For an answer, he pushed his glasses up with a knuckle, exactly the same way Van Raye did and shrugged his shoulders. He waved. “Thanks for the cigarettes,” he said. “I’ve got to go.”
He turned and began walking fast with the big case beneath his arm, duffle hanging on the other side of him, and I saw that his white shirttail was untucked and hanging below his jacket. His shirttails never stayed tucked.
CHAPTER 16
In Chicago, while Elizabeth attended the board meetings, I sat in an empty waiting room and read the Universe Is a Pair of Pants, a chapter titled “Musings in a Quake Zone.” He wrote, “Twenty-five years ago I had a wonderful little theory. This was before planetary science distracted me. I arrived at it while in San Francisco where I met a wonderful violinist.” He described the violinist as “sophisticated and worldly.” He wrote, “We went back and forth in my tiny apartment above Beulah Street, each playing separately — my French horn, her violin — then together, working ourselves into a frenzy, and not a single neighbor complained. It was a perfect night.” Van Raye wrote that they had a “continuous concert” together, and the chapter was really about cosmology and his “wonderful theory.” “When we were done and almost asleep,” he wrote, “a mist fell through the open window on my face, and I heard a junkie puking on the street below, some guy who’d wandered off of Haight, retching right beneath the window, and I thought—Exactly! And that was when I began to formulate the shape of the universe in my mind, which could be both infinite and bounded. .”

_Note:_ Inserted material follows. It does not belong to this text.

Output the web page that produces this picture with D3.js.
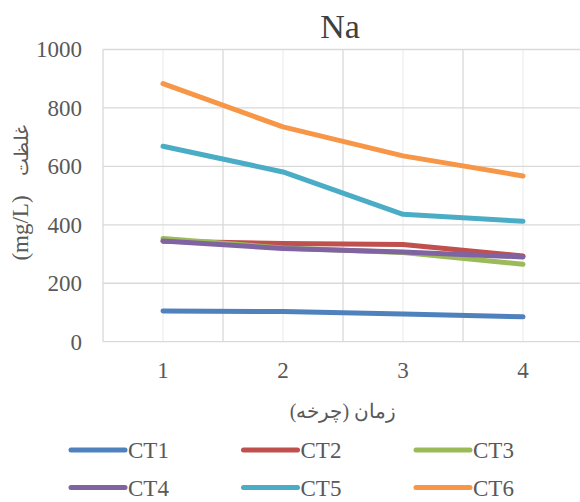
<!DOCTYPE html>
<html>
<head>
<meta charset="utf-8">
<script src="https://cdn.jsdelivr.net/npm/d3@7"></script>
<style>
  html, body { margin: 0; padding: 0; background: #fff; }
  svg { display: block; }
</style>
</head>
<body>
<svg id="chart" width="580" height="502"></svg>
<script>
// Sodium concentration per cycle for six treatments
const cycles = ["1", "2", "3", "4"];
const seriesNames = ["CT1", "CT2", "CT3", "CT4", "CT5", "CT6"];
const CT1 = [105, 103, 95, 85];
const CT2 = [344, 336, 333, 293];
const CT3 = [353, 321, 305, 265];
const CT4 = [345, 319, 307, 290];
const CT5 = [669, 581, 436, 412];
const CT6 = [883, 735, 636, 567];
const yTicks = [0, 200, 400, 600, 800, 1000];
const colors = ["#4F81BD", "#C0504D", "#9BBB59", "#8064A2", "#4BACC6", "#F79646"];

const seriesValues = [CT1, CT2, CT3, CT4, CT5, CT6];
const series = seriesNames.map((name, i) => ({ name, values: seriesValues[i], color: colors[i] }));

const svg = d3.select("#chart");
const plot = { left: 103, right: 583, top: 49.5, bottom: 341.7 };
const textColor = "#595959";
const serif = "Liberation Serif";

const x = d3.scaleBand().domain(cycles).range([plot.left, plot.right]).paddingInner(0).paddingOuter(0);
const xc = d => x(d) + x.bandwidth() / 2;
const y = d3.scaleLinear().domain([0, 1000]).range([plot.bottom, plot.top]);

const grid = svg.append("g");
// light gridlines through each category centre
grid.selectAll("line.minor").data(cycles).join("line")
  .attr("class", "minor")
  .attr("x1", d => xc(d)).attr("x2", d => xc(d))
  .attr("y1", plot.top).attr("y2", plot.bottom)
  .attr("stroke", "#efefef").attr("stroke-width", 1.3);
// darker gridlines on the category boundaries
const bounds = cycles.map(d => x(d)).concat([plot.right]);
grid.selectAll("line.major").data(bounds).join("line")
  .attr("class", "major")
  .attr("x1", d => d).attr("x2", d => d)
  .attr("y1", plot.top).attr("y2", plot.bottom)
  .attr("stroke", "#d9d9d9").attr("stroke-width", 1.3);
// horizontal value gridlines
grid.selectAll("line.h").data(yTicks).join("line")
  .attr("class", "h")
  .attr("x1", plot.left).attr("x2", plot.right)
  .attr("y1", d => y(d)).attr("y2", d => y(d))
  .attr("stroke", "#d9d9d9").attr("stroke-width", 1.3);

// y axis labels
const yAxis = d3.axisLeft(y).tickValues(yTicks).tickFormat(d3.format("d")).tickSize(0).tickPadding(21);
const gy = svg.append("g").attr("transform", `translate(${plot.left},0)`).call(yAxis);
gy.attr("font-family", serif).attr("font-size", 23);
gy.select(".domain").remove();
gy.selectAll("text").attr("fill", textColor);

// x axis labels
const xAxis = d3.axisBottom(x).tickSize(0).tickPadding(20);
const gx = svg.append("g").attr("transform", `translate(0,${plot.bottom})`).call(xAxis);
gx.attr("font-family", serif).attr("font-size", 23);
gx.select(".domain").remove();
gx.selectAll("text").attr("fill", textColor);

// series lines
const line = d3.line().x((d, i) => xc(cycles[i])).y(d => y(d));
svg.append("g").selectAll("path").data(series).join("path")
  .attr("d", s => line(s.values))
  .attr("fill", "none")
  .attr("stroke", s => s.color)
  .attr("stroke-width", 5)
  .attr("stroke-linecap", "round")
  .attr("stroke-linejoin", "round");

// title
svg.append("text").attr("x", 340).attr("y", 38).attr("text-anchor", "middle")
  .attr("font-family", serif).attr("font-size", 34).attr("fill", "#404040").text("Na");

// y axis title: unit and Persian word drawn as two pieces along the axis
svg.append("text").attr("transform", "translate(28,228) rotate(-90)")
  .attr("text-anchor", "middle").attr("font-family", serif).attr("font-size", 23)
  .attr("fill", textColor)
  .text("(mg/L)");
svg.append("text").attr("transform", "translate(28,150) rotate(-90)")
  .attr("text-anchor", "middle").attr("font-family", serif).attr("font-size", 19)
  .attr("fill", textColor)
  .attr("direction", "rtl")
  .text("غلظت");

// x axis title
svg.append("text").attr("x", 343).attr("y", 418).attr("text-anchor", "middle")
  .attr("font-family", serif).attr("font-size", 20).attr("fill", textColor)
  .attr("direction", "rtl")
  .text("زمان (چرخه)");

// legend
const legend = svg.append("g").attr("font-family", serif).attr("font-size", 23);
const item = legend.selectAll("g").data(series).join("g")
  .attr("transform", (d, i) => `translate(${71 + (i % 3) * 172.5},${450 + Math.floor(i / 3) * 37.5})`);
item.append("line").attr("x1", 0).attr("x2", 54).attr("y1", 0).attr("y2", 0)
  .attr("stroke", d => d.color).attr("stroke-width", 5).attr("stroke-linecap", "round");
item.append("text").attr("x", 57).attr("y", 8).attr("fill", textColor)
  .text(d => d.name);
</script>
</body>
</html>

I read through eight pages of cosmology but then I kept rereading the beginning.
When Elizabeth came out of the meeting, I told her that we were going to fly through Birmingham. “I have to show you something in Charles’s new book.”
“Birmingham?” she said. “Why?”
“There’s a store I want to go to,” I said.
“What store? Another magic store?”
“Did you hear me? There’s something in Charles’s book I want you to read.”
In the gate area, waiting for our plane, I watched her eyes beneath the cheap rhinestone readers go over the words about the violinist in San Francisco.
“You can stop when you get to the cosmology part,” I said.
She finished and shut the book.
“That’s about you, isn’t it?” I asked.
“Yes,” she said, “who else?”
“It’s the only time he’s ever mentioned you in a book!”
She handed the book back to me. “He mentions everyone in his books.”
“Not you and me.”
“Is that what you want, Sandeep? To be a couple of paragraphs of an excuse for him to talk about what he wants to talk about?”
“I just don’t think I’ve done anything interesting enough for him to write about.”
“Self-pity isn’t productive,” she said.
I leaned back. “Well, we’re going through Birmingham.”
“I don’t mind spontaneity,” she said, “but don’t spring it on me.”
It was late afternoon by the time our Airbus glided out of the overcast and touched down in Birmingham.
We got a green minivan cab, and I gave the driver the address. I asked him if he’d heard of the Warehouse of Mishandled Luggage. He’d simply replied, “No,” and put the address into his GPS and sighed because he saw the fare would barely earn him over his minimum.
“What is it?” Elizabeth asked.
“Just somewhere I wanted to go.”
He drove us through the same indistinct buildings and warehouses you’ll find at the southern end of any airport. The driver turned off the main boulevard and went down a narrow street, then across a small bridge, and I had this sinking feeling that there wouldn’t be any kind of store here, not even a pawn shop.
Big drops of rain spotted the windshield, and the wipers smeared the pollen. A simple green utility sign beside the road announced WAREHOUSE 122-A and had an arrow pointing to the next street.
A single piece of hard-cased Samsonite luggage was wrapped to an oak tree with yellow crime-scene tape. A single word, LUGGAGE, had been spray-painted on a board against the fence.